Image: Jim Jubak

Jim Jubak

Last week -- on July 5 -- three of the world's central banks moved virtually simultaneously to stimulate the global economy. And financial markets shrugged.

I think that shrug marks an important new stage in the agonizingly slow recovery from the global financial crisis and the Great Recession. It indicates that financial markets agree that central banks are now relatively powerless.

Yes, central bank intervention, especially by the U.S. Federal Reserve, stabilized the global financial system. But the next stages of the recovery are about deleveraging to reduce the huge debt load distributed throughout the global economy, and then about demand creation. (See my related blog post on the markets' collective shrug here.)

Central banks are not well suited to either of those tasks. It's normally up to central governments and fiscal policy to make moves that might accelerate progress at this stage of the recovery. But few governments are in a position to take forceful fiscal action. And in even fewer countries is there political consensus that such action is necessary.

If I'm right, we're headed for more years of a recovery that at times is going to be so painfully slow that it won't feel much different from a recession.

In this column, I'm going to lay out, briefly, my view of where we are, where we're going and what kind of investment strategies might work best in what is likely to be a very tough investing environment for years.

More than a standard recession

As Kenneth Rogoff and Carmen Reinhart so convincingly argued in their 2009 book "This Time Is Different," this isn't your standard business-cycle recession. Business-cycle recessions come in lots of shapes -- U and V, for example -- and can last for just a few quarters or more than a year. The shortest postwar recession lasted for six months, the longest for 16 months. (For more on the length and shape of recessions, see this page from the Minneapolis Federal Reserve.)

A recession is typically the result of a supply or demand shock (such as a huge surge in oil prices), a drop in confidence that produces a big drop in demand, or overproduction at the peak of the business cycle that produces a temporary excess of supply. And the fixes for the run-of-the-mill recession are, according to the consensus among economists, some combination of fiscal and monetary actions to revive demand and restore confidence. Those actions can include tax breaks, government spending and interest-rate cuts.

Those are exactly what the United States has tried in the aftermath of the global financial crisis (which isn't to say that what we've tried was well-designed or executed).

But, as Rogoff and Reinhart argue, recessions that are the result of financial crises are significantly different from run-of-the-mill business-cycle recessions. For one thing, they last longer. In a typical recession, it takes about a year for the economy to make up lost ground and to return to its long-term growth trend. In a financial-crisis recession, Rogoff and Reinhart's data show, it typically takes more than four years for an economy to regain its pre-crisis per capita income level. And it takes even longer for an economy to resume its long-term pre-crisis growth trend.

Our lagging recovery

Where is the U.S. economy on that timeline? The U.S. gross domestic product peaked at $14.42 trillion in nominal dollars in the second quarter of 2008 and in inflation-adjusted dollars (constant 2005 dollars) at $13.33 trillion in the fourth quarter of 2007. In nominal dollars, which don't correct for inflation, the U.S. economy had regained its second-quarter 2008 peak as of the second quarter of 2010. In inflation-adjusted dollars the economy had recovered the ground lost to the crisis and recession as of the third quarter of 2011.

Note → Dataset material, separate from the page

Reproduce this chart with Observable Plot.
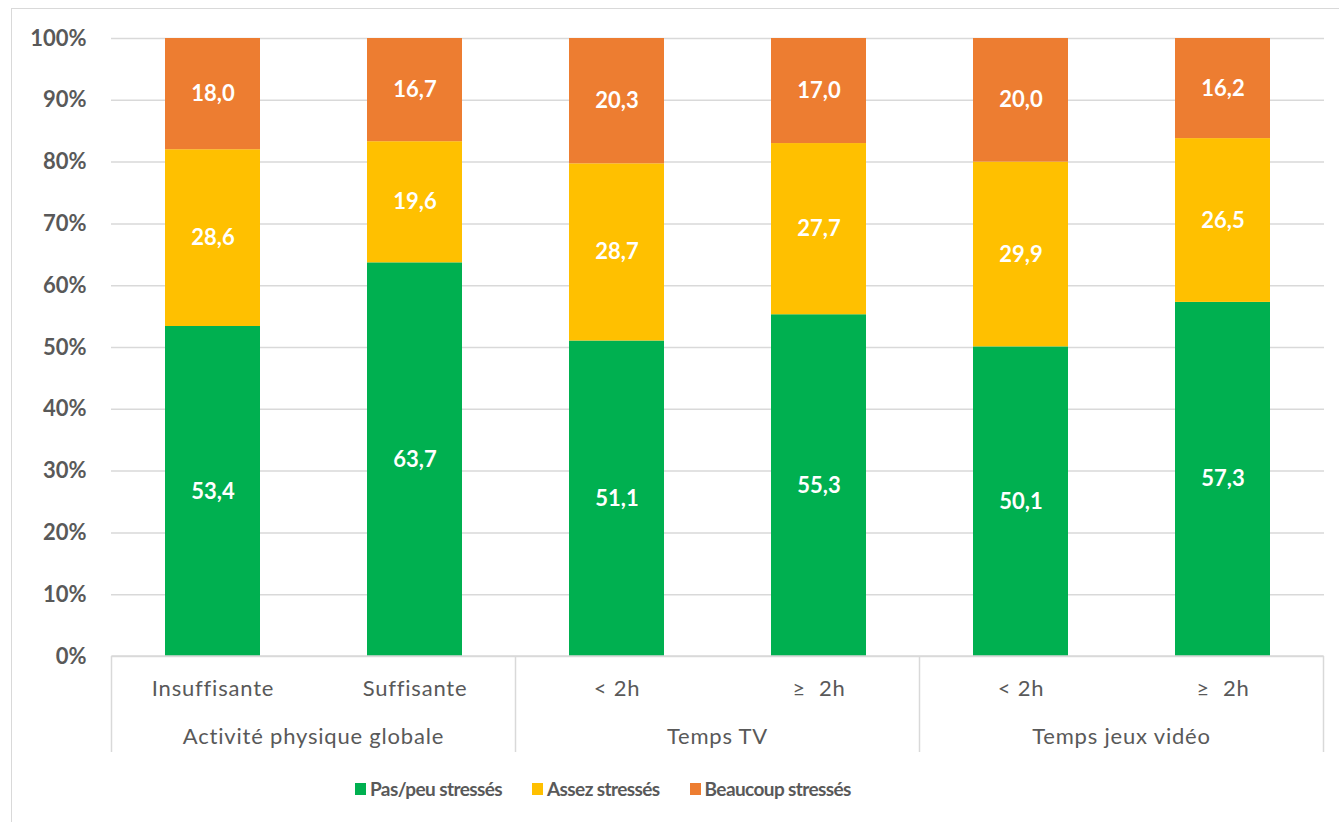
<!DOCTYPE html>
<html>
<head>
<meta charset="utf-8">
<script src="https://cdn.jsdelivr.net/npm/d3@7"></script>
<script src="https://cdn.jsdelivr.net/npm/@observablehq/plot@0.6"></script>
<style>
  html, body { margin: 0; padding: 0; background: #fff; overflow: hidden; }
  #wrap { position: relative; width: 1339px; height: 822px; font-family: Lato, "Open Sans", sans-serif; }
  #border { position: absolute; left: 11px; top: 8px; width: 1400px; height: 900px; border: 1.5px solid #d9d9d9; box-sizing: border-box; }
  #chart { position: absolute; left: 0; top: 0; }
  #chart g[aria-label="x-axis tick label"] text { letter-spacing: 0.8px; }
  #legend { position: absolute; left: 355px; top: 777px; display: flex; gap: 30px; font-weight: bold; font-size: 19px; letter-spacing: -0.6px; color: #595959; }
  .item { display: flex; align-items: center; gap: 4px; }
  .sw { width: 11px; height: 12px; display: inline-block; }
</style>
</head>
<body>
<div id="wrap">
  <div id="border"></div>
  <div id="chart"></div>
  <div id="legend"></div>
</div>
<script>
const groups = ["Activité physique globale", "Activité physique globale", "Temps TV", "Temps TV", "Temps jeux vidéo", "Temps jeux vidéo"];
const categories = ["Insuffisante", "Suffisante", "< 2h", "≥  2h", "< 2h", "≥  2h"];
const series = ["Pas/peu stressés", "Assez stressés", "Beaucoup stressés"];
const colors = ["#00B050", "#FFC000", "#ED7D31"];
const pasPeu = [53.4, 63.7, 51.1, 55.3, 50.1, 57.3];
const assez = [28.6, 19.6, 28.7, 27.7, 29.9, 26.5];
const beaucoup = [18.0, 16.7, 20.3, 17.0, 20.0, 16.2];
const yTicks = [0, 0.1, 0.2, 0.3, 0.4, 0.5, 0.6, 0.7, 0.8, 0.9, 1];

const keys = categories.map((c, i) => groups[i] + "|" + c + "|" + i);
const seriesValues = [pasPeu, assez, beaucoup];
const rows = [];
series.forEach((s, si) => {
  seriesValues[si].forEach((v, i) => rows.push({key: keys[i], series: s, value: v}));
});

const fmt = v => v.toFixed(1).replace(".", ",");
const grey = "#595959";
const gridColor = "#d9d9d9";

const chart = Plot.plot({
  width: 1339,
  height: 770,
  marginTop: 38,
  marginBottom: 114,
  marginLeft: 111,
  marginRight: 15,
  style: {fontFamily: "Lato, 'Open Sans', sans-serif", color: grey, background: "transparent"},
  x: {type: "band", domain: keys, paddingInner: 0.53, paddingOuter: 0.265, label: null},
  y: {domain: [0, 1], label: null},
  color: {domain: series, range: colors},
  marks: [
    Plot.gridY(yTicks, {stroke: gridColor, strokeOpacity: 1, strokeWidth: 1.5}),
    Plot.barY(rows, Plot.stackY({x: "key", y: "value", fill: "series", order: series, offset: "normalize", style: "filter: drop-shadow(1px 1px 1.5px rgba(0,0,0,0.25))"})),
    Plot.text(rows, Plot.stackY({x: "key", y: "value", z: "series", order: series, offset: "normalize", text: d => fmt(d.value), fill: "white", fontWeight: "bold", fontSize: 22})),
    Plot.axisY(yTicks, {tickSize: 0, tickPadding: 25, tickFormat: d => Math.round(d * 100) + "%", fontSize: 22, fontWeight: "bold", fill: grey, label: null}),
    Plot.axisX({tickSize: 0, tickPadding: 24, tickFormat: k => k.split("|")[1], fontSize: 22, fill: grey, label: null})
  ]
});
document.getElementById("chart").appendChild(chart);

// Group separators and group labels, placed via the chart's x scale
const xs = chart.scale("x");
const ys = chart.scale("y");
const bw = xs.bandwidth;
const step = xs.step;
const gap = (step - bw) / 2;
const y0 = ys.apply(0);
const svg = d3.select(chart);
const deco = svg.append("g");
const uniqueGroups = [...new Set(groups)];
const bounds = uniqueGroups.map(g => {
  const idx = groups.map((gg, i) => gg === g ? i : -1).filter(i => i >= 0);
  const left = xs.apply(keys[idx[0]]) - gap;
  const right = xs.apply(keys[idx[idx.length - 1]]) + bw + gap;
  return {g, left, right};
});
deco.append("line").attr("x1", bounds[0].left).attr("x2", bounds[bounds.length - 1].right)
  .attr("y1", y0).attr("y2", y0).attr("stroke", gridColor).attr("stroke-width", 1.5);
const edges = [bounds[0].left, ...bounds.map(b => b.right)];
edges.forEach(x => {
  deco.append("line").attr("x1", x).attr("x2", x).attr("y1", y0).attr("y2", y0 + 96)
    .attr("stroke", gridColor).attr("stroke-width", 1.5);
});
bounds.forEach(b => {
  deco.append("text").attr("x", (b.left + b.right) / 2).attr("y", y0 + 82)
    .attr("text-anchor", "middle").attr("dominant-baseline", "middle")
    .attr("font-size", 22).attr("letter-spacing", "0.8px").attr("fill", grey).text(b.g);
});

// Legend
const legend = document.getElementById("legend");
series.forEach((s, i) => {
  const it = document.createElement("div");
  it.className = "item";
  it.innerHTML = `<span class="sw" style="background:${colors[i]}"></span><span>${s}</span>`;
  legend.appendChild(it);
});
</script>
</body>
</html>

But because the U.S. population grew during that period, the per capita figures aren't as good. At the end of 2007, constant-dollar per capita GDP stood at $44,125. At the end of the third quarter of 2011, it was only $42,731. Adjusting for inflation and for population growth, the United States hadn't recovered the ground it had lost since the end of 2007.

And with the economy growing at an annual rate of just 1.9% in the first quarter of 2012 and projected to slow from that rate in the second quarter -- results aren't in yet -- the U.S. economy still hasn't rebounded to its pre-crisis rate of growth, either.

As discouraging as those numbers are, the U.S. economy has still managed to rebound more quickly than many other economies in the developed world. The United Kingdom, for example, is officially back in recession, with GDP contracting by 0.4% in the fourth quarter of 2011 and 0.3% in the first quarter of 2012. The optimists among economists are projecting growth for all of 2012 of just 0.4%. The Organisation for Economic Co-operation and Development, on the other hand, expects the economy in the United Kingdom to shrink by 0.1% for all of 2012.